Stated task: Here is the task for the listing below: output exactly the lines from the one containing "Give me the matplotlib source for this chart." through the one containing "ax = fig.add_axes([0.124, 0.162, 0.86, 0.799])", and leave out the pictures.
— Begin —
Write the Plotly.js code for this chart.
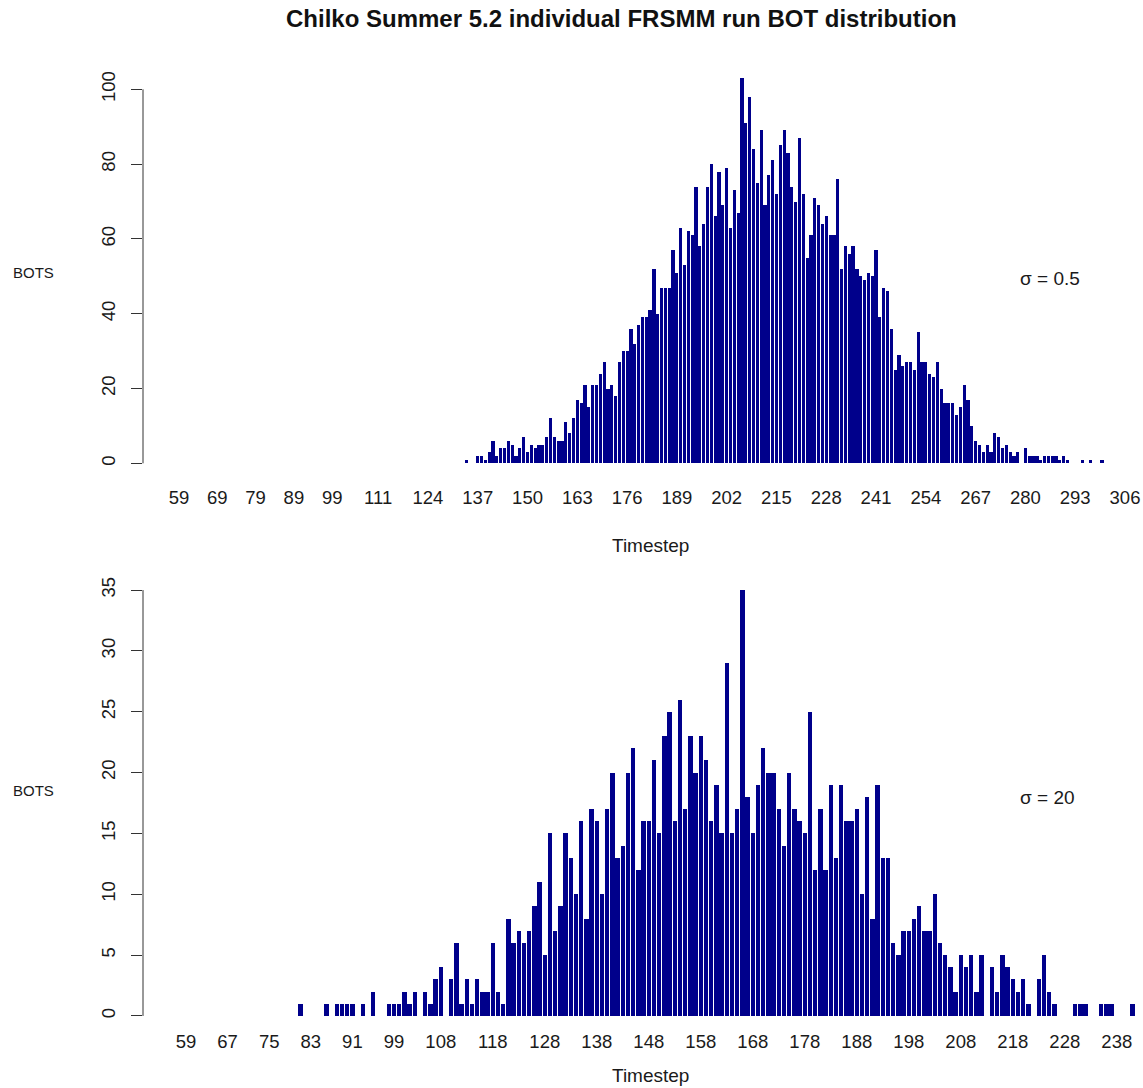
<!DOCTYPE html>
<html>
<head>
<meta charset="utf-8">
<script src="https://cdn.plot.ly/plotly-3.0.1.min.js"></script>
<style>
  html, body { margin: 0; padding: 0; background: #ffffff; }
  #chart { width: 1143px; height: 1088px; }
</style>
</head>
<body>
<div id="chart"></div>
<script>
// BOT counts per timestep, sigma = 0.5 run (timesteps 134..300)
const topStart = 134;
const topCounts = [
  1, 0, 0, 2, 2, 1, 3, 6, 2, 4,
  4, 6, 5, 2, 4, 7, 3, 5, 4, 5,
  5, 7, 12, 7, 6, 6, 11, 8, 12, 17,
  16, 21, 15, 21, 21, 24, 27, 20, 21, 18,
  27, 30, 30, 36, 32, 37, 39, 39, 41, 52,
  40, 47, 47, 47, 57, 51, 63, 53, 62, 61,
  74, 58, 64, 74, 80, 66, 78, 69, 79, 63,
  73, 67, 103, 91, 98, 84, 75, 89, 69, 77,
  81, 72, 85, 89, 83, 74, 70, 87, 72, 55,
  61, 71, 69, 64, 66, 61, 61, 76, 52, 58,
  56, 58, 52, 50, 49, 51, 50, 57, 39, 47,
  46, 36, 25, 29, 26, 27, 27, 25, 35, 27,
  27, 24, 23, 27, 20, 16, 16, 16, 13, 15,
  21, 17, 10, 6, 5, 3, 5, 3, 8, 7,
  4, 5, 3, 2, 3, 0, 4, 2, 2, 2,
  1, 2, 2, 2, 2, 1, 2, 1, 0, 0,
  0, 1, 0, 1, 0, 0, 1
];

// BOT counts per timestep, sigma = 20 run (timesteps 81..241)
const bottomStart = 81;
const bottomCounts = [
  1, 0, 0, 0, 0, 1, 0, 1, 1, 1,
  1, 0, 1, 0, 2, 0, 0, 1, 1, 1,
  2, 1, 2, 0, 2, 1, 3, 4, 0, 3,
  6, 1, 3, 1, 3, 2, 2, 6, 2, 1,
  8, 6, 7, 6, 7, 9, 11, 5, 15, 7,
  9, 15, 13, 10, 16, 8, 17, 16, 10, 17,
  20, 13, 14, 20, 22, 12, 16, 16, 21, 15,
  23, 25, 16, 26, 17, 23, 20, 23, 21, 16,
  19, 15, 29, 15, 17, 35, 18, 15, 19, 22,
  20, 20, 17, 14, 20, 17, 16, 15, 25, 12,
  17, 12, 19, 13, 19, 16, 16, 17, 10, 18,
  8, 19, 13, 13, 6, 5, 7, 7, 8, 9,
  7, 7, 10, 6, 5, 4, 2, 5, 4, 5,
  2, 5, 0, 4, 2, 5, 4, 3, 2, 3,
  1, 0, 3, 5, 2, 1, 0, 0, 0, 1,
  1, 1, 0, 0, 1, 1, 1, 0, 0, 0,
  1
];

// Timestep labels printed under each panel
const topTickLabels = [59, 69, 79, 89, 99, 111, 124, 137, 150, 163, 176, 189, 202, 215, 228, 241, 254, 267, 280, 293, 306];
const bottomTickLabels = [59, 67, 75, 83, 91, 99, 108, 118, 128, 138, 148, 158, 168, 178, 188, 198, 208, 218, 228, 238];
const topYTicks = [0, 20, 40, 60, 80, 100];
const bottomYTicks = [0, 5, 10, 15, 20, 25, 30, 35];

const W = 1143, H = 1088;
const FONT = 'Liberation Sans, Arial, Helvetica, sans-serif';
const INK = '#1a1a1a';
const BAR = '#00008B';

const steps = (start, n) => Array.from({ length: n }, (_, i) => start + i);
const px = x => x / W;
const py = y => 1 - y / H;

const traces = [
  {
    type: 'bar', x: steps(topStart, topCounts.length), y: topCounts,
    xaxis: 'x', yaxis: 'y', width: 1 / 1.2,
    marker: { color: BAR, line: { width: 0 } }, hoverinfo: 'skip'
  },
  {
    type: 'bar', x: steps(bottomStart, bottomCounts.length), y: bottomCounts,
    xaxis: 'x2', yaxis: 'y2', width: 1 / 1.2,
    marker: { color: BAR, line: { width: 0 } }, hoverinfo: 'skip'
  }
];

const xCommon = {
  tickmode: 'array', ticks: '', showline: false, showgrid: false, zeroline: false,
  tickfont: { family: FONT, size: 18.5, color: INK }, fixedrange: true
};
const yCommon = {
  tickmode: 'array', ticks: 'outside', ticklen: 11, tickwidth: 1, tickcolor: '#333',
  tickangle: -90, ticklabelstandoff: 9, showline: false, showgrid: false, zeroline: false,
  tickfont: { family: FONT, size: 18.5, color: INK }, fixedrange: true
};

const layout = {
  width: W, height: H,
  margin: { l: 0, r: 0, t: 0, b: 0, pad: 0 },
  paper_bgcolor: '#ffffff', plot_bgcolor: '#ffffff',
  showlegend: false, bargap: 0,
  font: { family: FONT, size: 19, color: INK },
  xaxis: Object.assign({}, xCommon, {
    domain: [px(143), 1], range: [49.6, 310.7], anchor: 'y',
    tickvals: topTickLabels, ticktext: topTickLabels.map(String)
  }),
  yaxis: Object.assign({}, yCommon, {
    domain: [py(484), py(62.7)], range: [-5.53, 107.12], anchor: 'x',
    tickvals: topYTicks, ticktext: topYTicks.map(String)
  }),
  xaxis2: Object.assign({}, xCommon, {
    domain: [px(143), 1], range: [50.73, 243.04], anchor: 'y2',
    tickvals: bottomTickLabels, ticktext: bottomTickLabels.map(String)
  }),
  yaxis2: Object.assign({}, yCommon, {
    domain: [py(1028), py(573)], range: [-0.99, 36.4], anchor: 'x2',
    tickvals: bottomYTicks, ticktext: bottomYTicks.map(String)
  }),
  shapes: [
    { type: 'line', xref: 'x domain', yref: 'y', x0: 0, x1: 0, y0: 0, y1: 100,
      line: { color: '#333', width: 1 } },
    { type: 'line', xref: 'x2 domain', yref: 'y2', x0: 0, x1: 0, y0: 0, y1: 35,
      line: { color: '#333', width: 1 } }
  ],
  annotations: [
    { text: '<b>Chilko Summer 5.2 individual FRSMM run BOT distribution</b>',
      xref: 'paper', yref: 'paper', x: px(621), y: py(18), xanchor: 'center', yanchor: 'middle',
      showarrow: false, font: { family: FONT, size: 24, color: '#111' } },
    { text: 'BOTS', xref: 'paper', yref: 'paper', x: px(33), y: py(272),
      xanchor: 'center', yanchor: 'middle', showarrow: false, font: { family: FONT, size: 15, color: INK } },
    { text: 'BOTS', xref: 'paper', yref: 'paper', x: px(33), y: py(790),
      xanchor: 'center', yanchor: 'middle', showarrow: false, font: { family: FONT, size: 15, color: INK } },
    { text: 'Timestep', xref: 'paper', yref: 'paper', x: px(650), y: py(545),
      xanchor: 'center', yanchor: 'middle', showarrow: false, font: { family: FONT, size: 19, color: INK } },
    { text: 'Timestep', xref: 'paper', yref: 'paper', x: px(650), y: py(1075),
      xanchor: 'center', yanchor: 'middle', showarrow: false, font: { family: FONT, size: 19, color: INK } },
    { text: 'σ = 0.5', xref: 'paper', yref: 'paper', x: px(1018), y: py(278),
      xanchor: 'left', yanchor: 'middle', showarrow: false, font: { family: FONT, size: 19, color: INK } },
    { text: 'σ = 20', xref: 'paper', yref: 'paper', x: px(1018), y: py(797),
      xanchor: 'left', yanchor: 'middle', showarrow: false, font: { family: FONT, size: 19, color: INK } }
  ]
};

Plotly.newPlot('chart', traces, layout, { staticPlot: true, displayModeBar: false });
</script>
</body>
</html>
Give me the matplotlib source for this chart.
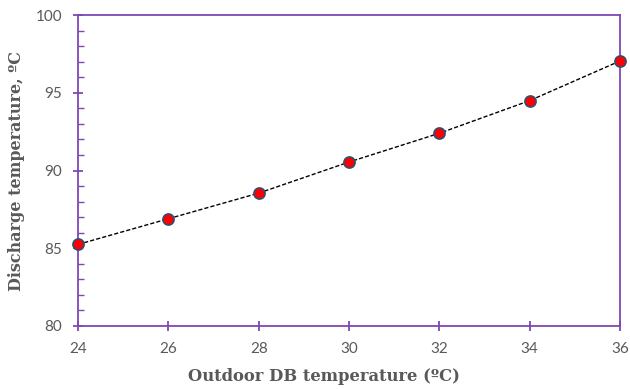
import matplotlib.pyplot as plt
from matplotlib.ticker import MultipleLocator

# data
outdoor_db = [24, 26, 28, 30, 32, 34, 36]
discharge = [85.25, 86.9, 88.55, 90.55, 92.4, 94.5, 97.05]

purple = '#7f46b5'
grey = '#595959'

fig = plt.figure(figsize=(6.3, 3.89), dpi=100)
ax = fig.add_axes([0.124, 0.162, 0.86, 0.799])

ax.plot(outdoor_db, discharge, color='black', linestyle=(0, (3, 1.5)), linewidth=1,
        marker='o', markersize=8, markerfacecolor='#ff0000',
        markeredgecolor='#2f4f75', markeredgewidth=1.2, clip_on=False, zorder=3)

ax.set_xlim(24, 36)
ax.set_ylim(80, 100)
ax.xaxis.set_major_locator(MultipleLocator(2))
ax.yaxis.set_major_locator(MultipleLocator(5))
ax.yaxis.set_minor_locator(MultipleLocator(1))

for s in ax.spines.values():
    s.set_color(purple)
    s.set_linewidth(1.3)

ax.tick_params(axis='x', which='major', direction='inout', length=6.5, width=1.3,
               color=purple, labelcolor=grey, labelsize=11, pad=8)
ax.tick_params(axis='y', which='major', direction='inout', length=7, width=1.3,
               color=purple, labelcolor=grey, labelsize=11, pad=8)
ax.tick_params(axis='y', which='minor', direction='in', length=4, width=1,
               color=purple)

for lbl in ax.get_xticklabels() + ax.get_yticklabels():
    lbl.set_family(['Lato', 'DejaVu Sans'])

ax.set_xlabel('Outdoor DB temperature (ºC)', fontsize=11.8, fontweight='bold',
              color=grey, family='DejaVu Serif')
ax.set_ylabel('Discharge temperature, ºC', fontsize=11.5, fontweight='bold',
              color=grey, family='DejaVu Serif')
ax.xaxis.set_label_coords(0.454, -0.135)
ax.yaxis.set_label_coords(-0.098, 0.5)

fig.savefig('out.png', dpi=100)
— End —
Response:
Give me the matplotlib source for this chart.
import matplotlib.pyplot as plt
from matplotlib.ticker import MultipleLocator

# data
outdoor_db = [24, 26, 28, 30, 32, 34, 36]
discharge = [85.25, 86.9, 88.55, 90.55, 92.4, 94.5, 97.05]

purple = '#7f46b5'
grey = '#595959'

fig = plt.figure(figsize=(6.3, 3.89), dpi=100)
ax = fig.add_axes([0.124, 0.162, 0.86, 0.799])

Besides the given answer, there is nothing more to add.